California's Adult Use of Marijuana Act could have ramifications far beyond the state's borders

Last week California‘s pot legalization initiative, the Adult Use of Marijuana Act, qualified for the ballot in November, setting the stage for a vote that will have ramifications far beyond California’s borders.

There are several reasons why if the AUMA passes, it will make California the heaviest domino to fall in the nationwide effort to legalize marijuana, the most obvious being the state’s size and the sheer number of people who would have access to legal weed. One in 10 Americans lives in California, while the Los Angeles basin alone is home to more people than Colorado, Oregon, Washington and Alaska — the four states that have so far legalized adult use marijuana — combined. California also has the sixth largest economy in the world, allowing the rest of the country to draw solid conclusions about the financial impact of legalization.

The Golden State is also known as a trendsetter with the power to break down stereotypes. Having pioneered medical marijuana in 1996, California is a leading exporter of cannabis policy and culture. If California legalizes, the way it goes about doing so will set a standard going forward for other local and national governments to follow.

“It really is the state that wags the tail of the nation, so if California’s 55 senators and representatives in Congress were to be in favor of legalization, then it would be a total dynamic change,” says Allen St. Pierre, executive director of the National Organization for the Reform of Marijuana Laws, or NORML. Other states like Colorado and Washington give us models of how legalization can look, he continues, “but none of them has enough national sway so as to be the template for the rest of the country where possible.”

California influences other states, as well the federal government. “We see California as a tipping point to end federal prohibition,” says Lynne Lyman, California state director for the Drug Policy Alliance. If legalization passes, overnight a plurality of the United States population will reside within cannabis-legal states, and the federal government will be forced to reckon with the “marijuana question,” she says. Moreover, California can make the biggest difference in regard to international drug cartels, especially in Mexico. “Colorado has begun to undermine the marijuana cartels, but I think [legalization] in California might cut their legs out from under them,” Lyman adds.

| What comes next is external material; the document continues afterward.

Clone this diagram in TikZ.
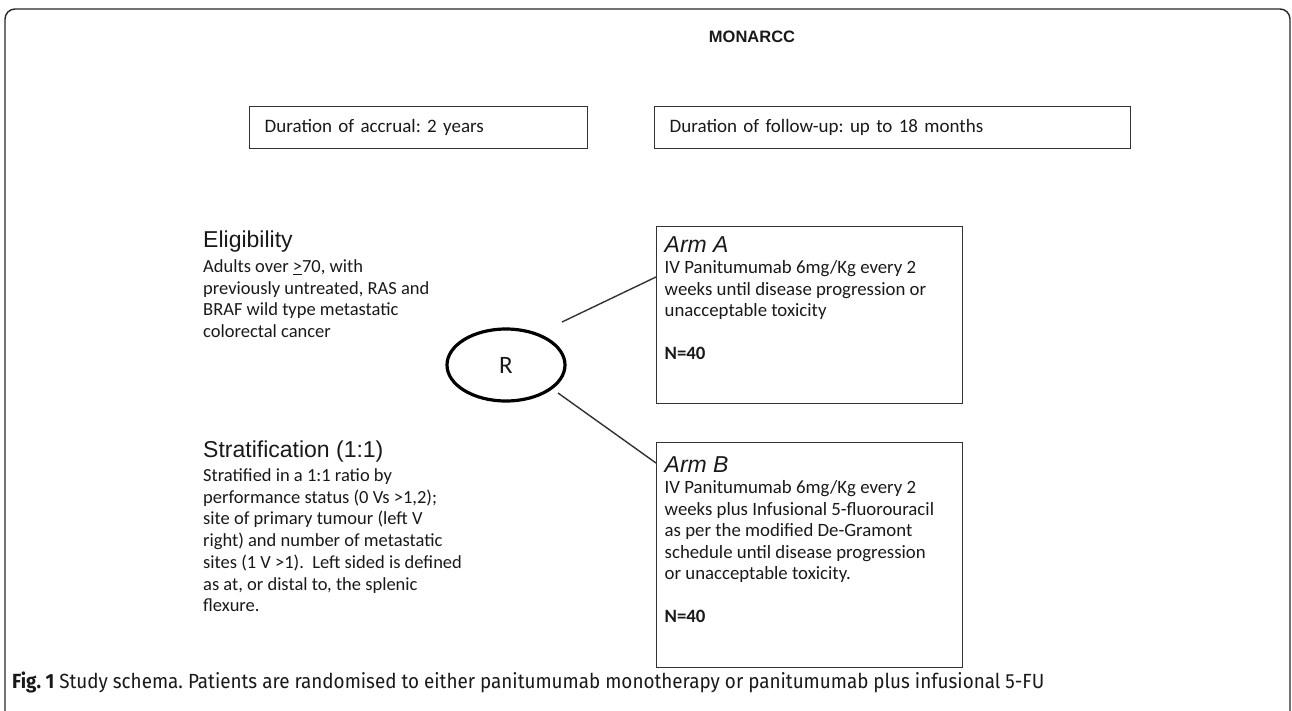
\documentclass[tikz,border=0pt]{standalone}
\usepackage{fontspec}
\setmainfont{Carlito}
\newfontfamily\arialfont{Liberation Sans}
\newfontfamily\capfont[FakeStretch=0.92]{Fira Sans}
\usetikzlibrary{shapes.geometric}
\tikzset{every node/.style={inner sep=0pt, text=black!90}}
\tikzset{box/.style={draw=black!80, line width=1.4pt, anchor=north west, align=left}}
\tikzset{blocktext/.style={anchor=north west, align=left, font=\fontsize{18.5}{21.7}\selectfont}}
\tikzset{link/.style={draw=black!80, line width=1.4pt}}
\newcommand{\headfont}{\arialfont\fontsize{23}{26}\selectfont}
\newcommand{\armtext}{\fontsize{18.8}{21.5}\selectfont}
\frenchspacing

\begin{document}
\begin{tikzpicture}[x=1pt, y=-1pt]
\useasboundingbox (0,0) rectangle (1292,710);
\draw[black!85, line width=1.4pt, rounded corners=10pt] (5,715) -- (5,9) -- (1290,9) -- (1290,715);

\node[font=\arialfont\bfseries\fontsize{16.5}{18}\selectfont] (title) at (752,37) {MONARCC};

\node[box, minimum height=42pt, text width=308pt, inner xsep=15pt, font=\fontsize{19}{22}\selectfont] (accrual) at (249,106) {Duration of accrual: 2 years};
\node[box, minimum height=42pt, text width=446pt, inner xsep=15pt, font=\fontsize{19}{22}\selectfont] (followup) at (654,106) {Duration of follow-up: up to 18 months};

\node[blocktext] (elig) at (203,231) {{\headfont Eligibility}\\[3pt]
Adults over \underline{>}70, with\\
previously untreated, RAS and\\
BRAF wild type metastatic\\
colorectal cancer};

\node[blocktext] (strat) at (203,441) {{\headfont Stratification (1:1)}\\[2pt]
Stratified in a 1:1 ratio by\\
performance status (0 Vs >1,2);\\
site of primary tumour (left V\\
right) and number of metastatic\\
sites (1 V >1).\ \ Left sided is defined\\
as at, or distal to, the splenic\\
flexure.};

\node[draw=black, line width=3.2pt, ellipse, minimum width=118pt, minimum height=72pt, font=\fontsize{25}{28}\selectfont] (rand) at (506,365) {R};

\node[box, inner xsep=8pt, inner ysep=9.5pt] (armA) at (656,226) {\parbox[c][158pt][t]{290pt}{\armtext
{\headfont\itshape Arm A}\\
IV Panitumumab 6mg/Kg every 2\\
weeks until disease progression or\\
unacceptable toxicity\\[21.5pt]
\textbf{N=40}}};

\node[box, inner xsep=8pt, inner ysep=13.5pt] (armB) at (656,442) {\parbox[c][198pt][t]{290pt}{\armtext
{\headfont\itshape Arm B}\\
IV Panitumumab 6mg/Kg every 2\\
weeks plus Infusional 5-fluorouracil\\
as per the modified De-Gramont\\
schedule until disease progression\\
or unacceptable toxicity.\\[21.5pt]
\textbf{N=40}}};

\coordinate (rA) at (562,322);
\coordinate (rB) at (558,393);
\draw[link] (rA) -- (armA.west |- 0,277);
\draw[link] (rB) -- (armB.west |- 0,463);

\node[anchor=west, font=\capfont\fontsize{20.5}{24}\selectfont] (caption) at (12,682) {\textbf{Fig. 1} Study schema. Patients are randomised to either panitumumab monotherapy or panitumumab plus infusional 5-FU};
\end{tikzpicture}
\end{document}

California will become the new “gold standard” for legalization, she says. Other states can look to California for guidance on cannabis revenue allocation, community assessment, environmental protection, anti-monopoly provisions, drug education for juvenile possession of cannabis, expunging marijuana convictions and banning regulators from denying licenses to those with prior drug felonies.

First and foremost, the AUMA would legalize cannabis for adults 21 and older. In doing so, it would also herald a new economic program to offset the effects of prohibition and the Drug War. If passed, the measure would impose a 15 percent retail tax on cannabis, projected to generate up to $1 billion in revenue, as well as $100 million annual savings, to fund public university research on legalization ($10 million), DUI protocols ($3 million), medical cannabis research ($2 million) and support for communities most devastated by the Drug War ($50 million over five years). Everything left over would go to environmental cleanup from illegal grows (20 percent), law enforcement (20 percent) and youth drug prevention, treatment and education (60 percent).

The initiative would set up 19 different kinds of licenses for various sized growing operations, retailers and small-scale micro-businesses, such as “bud-and-breakfasts” with an on-site grow operations. Licenses for the largest scale cultivators would be banned for the initial five years of the program to offset immediate monopoly interests.